-- start --
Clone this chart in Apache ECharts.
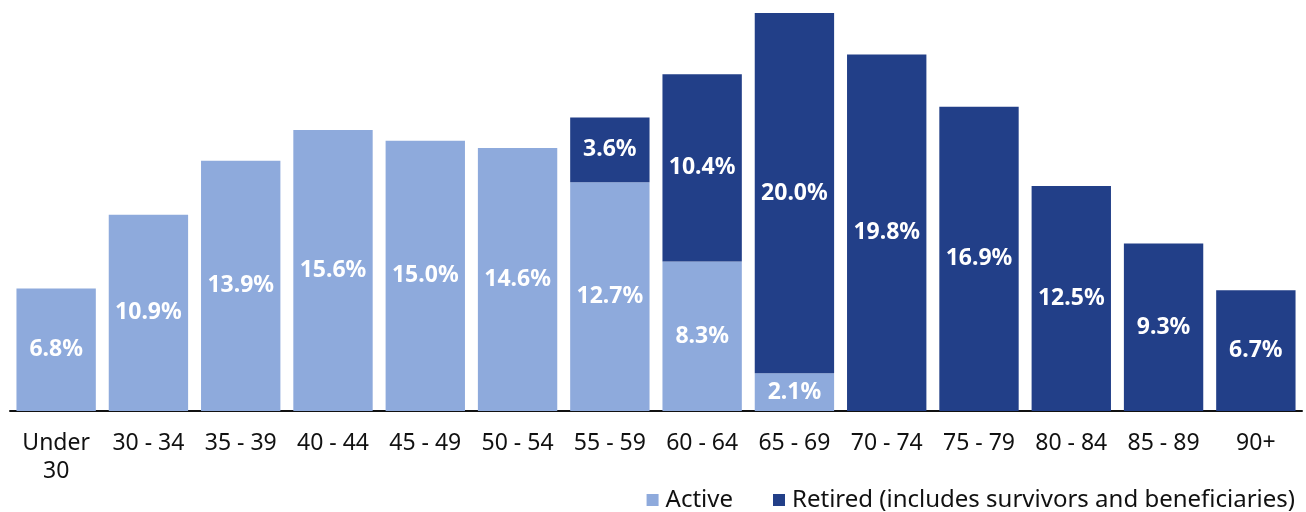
<!DOCTYPE html>
<html><head><meta charset="utf-8">
<script src="https://cdn.jsdelivr.net/npm/echarts@6/dist/echarts.min.js"></script>
<style>html,body{margin:0;padding:0;background:#fff}#c{width:1306px;height:512px}</style>
</head><body><div id="c"></div>
<script>
const categories = ['Under\n30','30 - 34','35 - 39','40 - 44','45 - 49','50 - 54','55 - 59','60 - 64','65 - 69','70 - 74','75 - 79','80 - 84','85 - 89','90+'];
const activeValues = [6.8,10.9,13.9,15.6,15.0,14.6,12.7,8.3,2.1,null,null,null,null,null];
const retiredValues = [null,null,null,null,null,null,3.6,10.4,20.0,19.8,16.9,12.5,9.3,6.7];
const seriesNames = ['Active','Retired (includes survivors and beneficiaries)'];
const colors = ['#8eaadc','#223f88'];

const chart = echarts.init(document.getElementById('c'), null, {renderer:'canvas'});
const lbl = {show:true, position:'inside', color:'#fff', fontWeight:'bold', fontSize:23, fontFamily:'Noto Sans',
  formatter: p => p.value == null ? '' : Number(p.value).toFixed(1) + '%'};
chart.setOption({
  animation:false,
  grid:{left:10, right:4, top:13, bottom:101, containLabel:false},
  legend:{right:6, top:483, itemWidth:12, itemHeight:12, itemGap:40, icon:'rect',
    textStyle:{fontSize:24, color:'#111', fontFamily:'Noto Sans', padding:[0,0,0,2]}, data:seriesNames},
  xAxis:{type:'category', data:categories,
    axisLine:{lineStyle:{color:'#111', width:2}}, axisTick:{show:false},
    axisLabel:{interval:0, color:'#111', fontSize:23, fontFamily:'Noto Sans', margin:18, lineHeight:28}},
  yAxis:{type:'value', min:0, max:22.1, show:false, splitLine:{show:false}},
  series:[
    {name:seriesNames[0], type:'bar', stack:'t', data:activeValues, barCategoryGap:'14%', itemStyle:{color:colors[0]}, label:lbl},
    {name:seriesNames[1], type:'bar', stack:'t', data:retiredValues, barCategoryGap:'14%', itemStyle:{color:colors[1]}, label:lbl}
  ]
});
</script></body></html>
-- end --
▶ **The exercise**: Copy out all the data exactly; skip the pictures.

▶ **Answer to this task**:
Clone this chart in Apache ECharts.
<!DOCTYPE html>
<html><head><meta charset="utf-8">
<script src="https://cdn.jsdelivr.net/npm/echarts@6/dist/echarts.min.js"></script>
<style>html,body{margin:0;padding:0;background:#fff}#c{width:1306px;height:512px}</style>
</head><body><div id="c"></div>
<script>
const categories = ['Under\n30','30 - 34','35 - 39','40 - 44','45 - 49','50 - 54','55 - 59','60 - 64','65 - 69','70 - 74','75 - 79','80 - 84','85 - 89','90+'];
const activeValues = [6.8,10.9,13.9,15.6,15.0,14.6,12.7,8.3,2.1,null,null,null,null,null];
const retiredValues = [null,null,null,null,null,null,3.6,10.4,20.0,19.8,16.9,12.5,9.3,6.7];
const seriesNames = ['Active','Retired (includes survivors and beneficiaries)'];
const colors = ['#8eaadc','#223f88'];

const chart = echarts.init(document.getElementById('c'), null, {renderer:'canvas'});
const lbl = {show:true, position:'inside', color:'#fff', fontWeight:'bold', fontSize:23, fontFamily:'Noto Sans',
  formatter: p => p.value == null ? '' : Number(p.value).toFixed(1) + '%'};
chart.setOption({
  animation:false,
  grid:{left:10, right:4, top:13, bottom:101, containLabel:false},
  legend:{right:6, top:483, itemWidth:12, itemHeight:12, itemGap:40, icon:'rect',
    textStyle:{fontSize:24, color:'#111', fontFamily:'Noto Sans', padding:[0,0,0,2]}, data:seriesNames},
  xAxis:{type:'category', data:categories,
    axisLine:{lineStyle:{color:'#111', width:2}}, axisTick:{show:false},
    axisLabel:{interval:0, color:'#111', fontSize:23, fontFamily:'Noto Sans', margin:18, lineHeight:28}},
  yAxis:{type:'value', min:0, max:22.1, show:false, splitLine:{show:false}},
  series:[
    {name:seriesNames[0], type:'bar', stack:'t', data:activeValues, barCategoryGap:'14%', itemStyle:{color:colors[0]}, label:lbl},
    {name:seriesNames[1], type:'bar', stack:'t', data:retiredValues, barCategoryGap:'14%', itemStyle:{color:colors[1]}, label:lbl}
  ]
});
</script></body></html>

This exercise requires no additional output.